Allow me to introduce you to my new Hakko FX 888D BY (Blue and Yellow) soldering station, they have a silver model also.

Read the technical info about the FX888D here. I'll not get into all this because it's lost on me, I just need heat!


Stylish, Powerful, Compact. Just like the box says.


In the box

You get in the box the FX888D power unit, one HAKKO 8805 soldering iron and iron holder that includes a sponge and steal wool for cleaning the tip. Optional is a whole line of tips of various sizes and shapes.

You can also purchase a tweezer handset for this, it's twice the cost of the base unit but if you have a need go for it.

On top of that Hakko has a N2 solution for some serious soldering but I doubt our soldering needs get to that level.

I got my unit from Digikey for about $125 shipped.

Let's Solder

Cranking out 65 watts of power to the soldering iron it only takes a minute (literally) for it to heat up to 750 degrees F. You can see that progress on the nice red LEDs on the front panel. Simply three button control. Rocker switch on the side for power and two momentary switches on the front panel. Press and hold the Mode button to select your temp using the up button to select the numeric value of each LED. This thing is completely programmable with preset temperature settings and even password lockout. Overkill for my needs but nice to have.
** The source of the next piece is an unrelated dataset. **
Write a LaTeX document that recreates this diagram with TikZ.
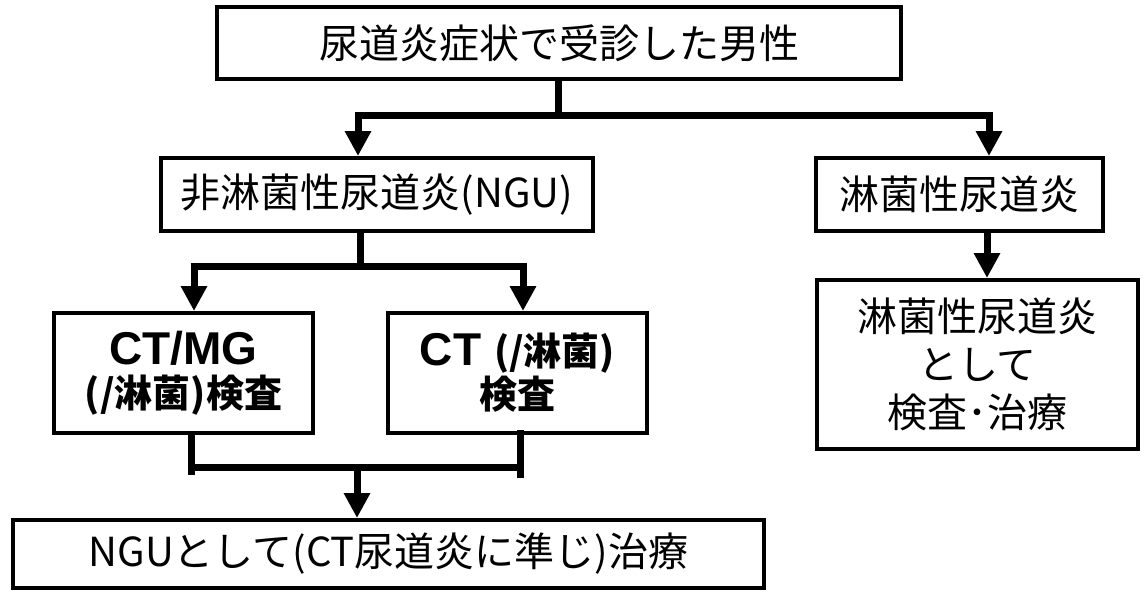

For the time being I've only used it at 750 degrees F. And yes, it will do Centigrade for our metric friends.

I grabbed some spare PE to play with, this is a frame for a jerry can holder on US halftracks...or whatever you'd like it to be.

Cleaned the brass and applied a spot of flux to my joint. Tinned the tip and set my heat sink/clamp just below the top and just let the tip come in contact. A whiff of smoke comes up and silver solder flows right into the corner to create a cute little spot weld to hold that corner of the frame together.
Trust me when I say I could not have done this with the tools I have used in the past.

Nice sharp tip. Hakko offers various tip shapes and angles, even some that are only tinned on one side for precise solder flow.

The hand piece is light and thin, easy to get in tight spots. The power cable is soft to the touch, of course you have to be careful arranging your work piece and not let this get in the way but that's with any soldering project.

And we have the finished product. I went back and soldered in the joints and got a really nice flow without much fight. I have not cleaned this up at all but you can see we had good even heat flowing across the work piece.


WOW, I really like this based on this one piece I've done. I'm sure it's going to work well for my needs.
Granted not every modeler needs to solder, just as every modeler doesn't NEED a lathe...but it sure is nice to have a real soldering station sitting on your work bench to build up those tricky PE parts.